This article was published 20/11/2012 (4751 days ago), so information in it may no longer be current.
The Keystone Kops could have done a better job of running Winnipeg Child and Family Services than the lot they had working during Phoenix Sinclair’s short life.
A stunning pattern of malfeasance is coming clear at the inquiry into her death. Social workers rotated on and off the Sinclair file. Caseloads were too large to handle properly. Training was inadequate and note-taking a lost art. Cases were prioritized and the ones that weren’t considered high-risk (although surely all CFS cases carry an element of risk) were shuffled to the bottom of the pile. The case of Phoenix and her parents, Steve Sinclair and Samantha Kematch, was not considered high-risk.
In fact, there were periods when it was not considered at all. A Section 10 report after Phoenix’s death noted there was “minimal (CFS) contact” with the couple until the birth of Kematch’s third child in 2001.
Social worker Delores Chief-Abigosis held the file in 2001 when Samantha Kematch went to hospital to give birth for the third time. She didn’t know Kematch was pregnant. Granted, Kematch had a history of hiding her pregnancies, but it doesn’t sound like her worker was looking at her very carefully.
Echo was born when Kematch was 19. Her first child, born when she was 16, was seized at birth and made a permanent ward of CFS, lucky duck. A file note reveals Kematch had a second chance with him but “was not able to feed him or meet his basic needs.”
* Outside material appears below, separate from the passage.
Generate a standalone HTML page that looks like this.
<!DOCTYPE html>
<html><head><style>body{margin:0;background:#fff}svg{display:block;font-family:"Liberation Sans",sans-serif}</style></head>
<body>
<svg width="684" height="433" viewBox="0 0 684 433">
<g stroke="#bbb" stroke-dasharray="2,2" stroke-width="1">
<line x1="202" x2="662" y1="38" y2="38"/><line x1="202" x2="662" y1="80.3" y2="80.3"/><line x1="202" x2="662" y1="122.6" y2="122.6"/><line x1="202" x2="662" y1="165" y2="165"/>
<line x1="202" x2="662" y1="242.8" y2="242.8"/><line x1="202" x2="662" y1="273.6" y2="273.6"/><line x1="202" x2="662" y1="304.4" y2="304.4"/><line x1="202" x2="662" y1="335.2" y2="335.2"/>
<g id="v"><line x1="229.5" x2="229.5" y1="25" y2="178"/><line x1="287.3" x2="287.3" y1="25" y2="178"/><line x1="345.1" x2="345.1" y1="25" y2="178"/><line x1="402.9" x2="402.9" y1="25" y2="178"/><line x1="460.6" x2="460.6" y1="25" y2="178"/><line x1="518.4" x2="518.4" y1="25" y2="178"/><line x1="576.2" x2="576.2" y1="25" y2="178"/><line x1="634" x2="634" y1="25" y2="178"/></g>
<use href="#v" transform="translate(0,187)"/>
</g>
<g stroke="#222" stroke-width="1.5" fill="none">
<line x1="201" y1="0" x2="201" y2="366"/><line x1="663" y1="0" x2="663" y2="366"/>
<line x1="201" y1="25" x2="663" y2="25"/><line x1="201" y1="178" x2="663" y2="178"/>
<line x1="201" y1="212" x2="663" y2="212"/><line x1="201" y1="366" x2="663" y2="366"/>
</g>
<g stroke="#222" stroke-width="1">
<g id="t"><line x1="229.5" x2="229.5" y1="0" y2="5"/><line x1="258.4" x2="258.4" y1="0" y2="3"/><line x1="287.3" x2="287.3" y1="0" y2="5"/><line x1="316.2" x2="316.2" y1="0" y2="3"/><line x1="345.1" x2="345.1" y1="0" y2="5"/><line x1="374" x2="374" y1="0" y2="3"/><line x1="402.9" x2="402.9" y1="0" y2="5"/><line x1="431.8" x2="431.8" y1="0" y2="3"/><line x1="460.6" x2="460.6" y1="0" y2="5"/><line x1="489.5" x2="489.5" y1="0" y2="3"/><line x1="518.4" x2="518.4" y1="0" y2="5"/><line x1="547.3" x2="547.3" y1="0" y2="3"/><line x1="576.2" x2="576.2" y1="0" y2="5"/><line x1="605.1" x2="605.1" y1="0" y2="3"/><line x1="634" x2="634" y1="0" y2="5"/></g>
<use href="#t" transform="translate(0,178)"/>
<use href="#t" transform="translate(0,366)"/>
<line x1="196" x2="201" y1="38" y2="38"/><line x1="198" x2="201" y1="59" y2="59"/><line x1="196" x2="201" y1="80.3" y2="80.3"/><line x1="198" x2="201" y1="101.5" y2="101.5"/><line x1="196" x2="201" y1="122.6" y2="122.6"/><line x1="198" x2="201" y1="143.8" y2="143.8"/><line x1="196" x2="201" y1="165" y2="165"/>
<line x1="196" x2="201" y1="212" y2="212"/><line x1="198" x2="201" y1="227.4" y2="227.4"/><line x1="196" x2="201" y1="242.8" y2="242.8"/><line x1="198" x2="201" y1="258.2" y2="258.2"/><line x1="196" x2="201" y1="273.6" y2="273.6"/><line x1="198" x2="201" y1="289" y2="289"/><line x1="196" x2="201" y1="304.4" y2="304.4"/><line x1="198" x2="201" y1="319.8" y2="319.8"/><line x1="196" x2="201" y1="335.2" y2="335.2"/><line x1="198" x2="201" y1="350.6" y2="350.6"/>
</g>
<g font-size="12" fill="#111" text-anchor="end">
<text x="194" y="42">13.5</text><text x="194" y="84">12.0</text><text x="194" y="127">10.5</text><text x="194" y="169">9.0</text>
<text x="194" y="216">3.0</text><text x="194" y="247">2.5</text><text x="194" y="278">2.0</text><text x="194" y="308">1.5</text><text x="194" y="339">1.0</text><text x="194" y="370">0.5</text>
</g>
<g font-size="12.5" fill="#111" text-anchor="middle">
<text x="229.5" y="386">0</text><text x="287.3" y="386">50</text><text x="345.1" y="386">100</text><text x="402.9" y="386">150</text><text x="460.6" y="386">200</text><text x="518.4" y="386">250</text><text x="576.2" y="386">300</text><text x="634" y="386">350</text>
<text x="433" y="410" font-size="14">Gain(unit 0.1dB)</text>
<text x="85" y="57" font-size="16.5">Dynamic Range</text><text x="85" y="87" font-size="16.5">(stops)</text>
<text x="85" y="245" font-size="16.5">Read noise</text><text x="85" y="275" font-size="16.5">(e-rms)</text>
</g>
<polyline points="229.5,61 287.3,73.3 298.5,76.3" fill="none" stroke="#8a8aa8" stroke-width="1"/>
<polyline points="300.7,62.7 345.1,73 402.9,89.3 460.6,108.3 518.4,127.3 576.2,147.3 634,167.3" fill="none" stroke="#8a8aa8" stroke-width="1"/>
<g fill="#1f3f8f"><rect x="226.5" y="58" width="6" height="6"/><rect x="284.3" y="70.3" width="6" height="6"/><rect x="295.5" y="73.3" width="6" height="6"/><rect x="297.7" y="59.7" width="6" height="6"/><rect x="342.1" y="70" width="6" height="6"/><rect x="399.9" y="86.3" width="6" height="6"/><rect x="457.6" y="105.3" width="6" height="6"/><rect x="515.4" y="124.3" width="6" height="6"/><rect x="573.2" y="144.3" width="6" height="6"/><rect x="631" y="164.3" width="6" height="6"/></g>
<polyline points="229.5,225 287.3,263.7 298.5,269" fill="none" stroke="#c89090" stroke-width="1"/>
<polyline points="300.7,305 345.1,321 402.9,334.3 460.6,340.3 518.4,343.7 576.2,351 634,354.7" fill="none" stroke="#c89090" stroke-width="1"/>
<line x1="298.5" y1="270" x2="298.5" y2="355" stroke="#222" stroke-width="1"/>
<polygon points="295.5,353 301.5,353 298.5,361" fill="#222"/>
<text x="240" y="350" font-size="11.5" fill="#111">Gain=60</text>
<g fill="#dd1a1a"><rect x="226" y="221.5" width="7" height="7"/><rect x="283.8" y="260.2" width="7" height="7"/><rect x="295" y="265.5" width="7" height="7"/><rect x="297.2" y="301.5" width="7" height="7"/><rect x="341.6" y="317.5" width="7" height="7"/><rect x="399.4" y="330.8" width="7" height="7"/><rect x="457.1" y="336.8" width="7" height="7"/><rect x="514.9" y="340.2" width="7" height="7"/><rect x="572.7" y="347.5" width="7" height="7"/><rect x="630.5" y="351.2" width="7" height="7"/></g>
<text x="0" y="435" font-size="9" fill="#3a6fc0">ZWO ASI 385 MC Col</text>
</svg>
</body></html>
So Chief-Abigosis gets a call from a social worker at the hospital, alerting her to the new baby. She does not come to HSC to visit the family. They are sent home with their newborn. A hospital note indicates the social worker would follow up in the community with Mom, Dad, Phoenix and baby.
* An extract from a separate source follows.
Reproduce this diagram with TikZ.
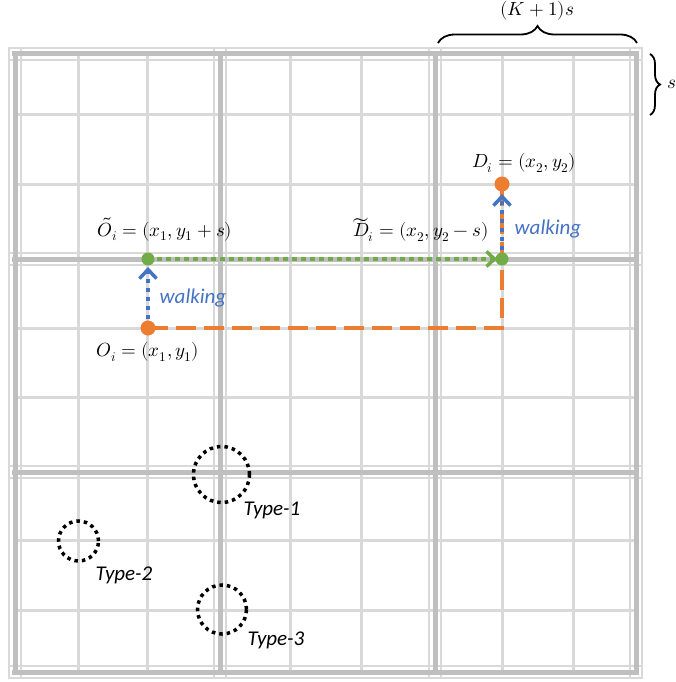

Did she? Chief-Abigosis has yet to testify, so all we have to go on is the family’s thick file. CFS thought things were going so well with Kematch and Sinclair when baby Echo was born they considered closing the file.
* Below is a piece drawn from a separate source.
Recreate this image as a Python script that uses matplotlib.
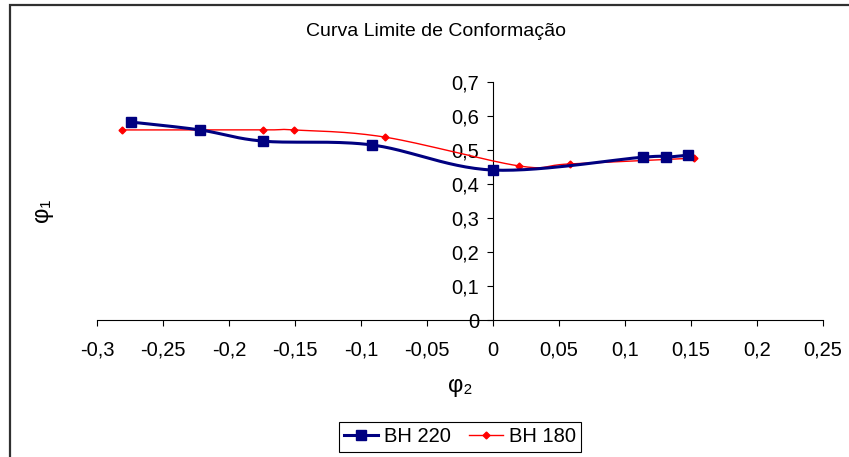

On May 9, a visit by CFS was made to the home. No one was there. By July, concerns were raised about the care of the children. Kematch was allegedly drinking up the Child Tax Benefit. The couple had separated and Sinclair was the primary caregiver for his daughters. CFS knew he had been charged with assaulting Kematch. That didn’t move them to the top of the priority list.
Chief-Abigosis left the agency in mid-July 2001. Social worker Kathy Peterson Epps, who had been Steve Sinclair’s worker when he was a kid, caught the file in August. There was no contact during that time. The family was one of 30 on Peterson Epps’ caseload. There was no transition meeting with Chief-Abigosis.
It was Peterson Epps, acting informally at the request of Steve Sinclair and his sisters, who learned the wheels had fallen off. She wrote a memo to Chief-Abigosis while she was still handling the case and placed it on her desk.
Sinclair told Peterson Epps he didn’t know he still had a social worker.
There was a newborn and a one-year-old, a mother who was abusing alcohol, and two girls being cared for by a family friend the social worker had never met. This wasn’t child welfare. It was neglect.
They played the pass-the-parcel game with Phoenix from birth. She was one of countless babies born into poverty and despair, so common she didn’t rate on the risk scale. CFS was concerned enough about her mother they scheduled her for a pysch assessment, but when the appointment came, they had not armed the psychiatrist with concerns expressed by prior workers and her foster mother.
It was practically drive-thru psychiatry, an assessment done by a doctor unburdened by Kematch’s history and unaware she had a grocery list of mental-health concerns in her past. His job was to diagnose depression, he testified, and he didn’t find her depressed. The pity is his verdict transformed into a larger and inaccurate truth: There was nothing mentally wrong with the woman who would eventually kill her child.
Despite the surfeit of experts in her young life, Phoenix Sinclair was no more than a series of scribbled, fragmented notes. If anyone was connecting the dots between past and present, maternal and paternal history to immediate danger, it has not been obvious at the inquiry into her death.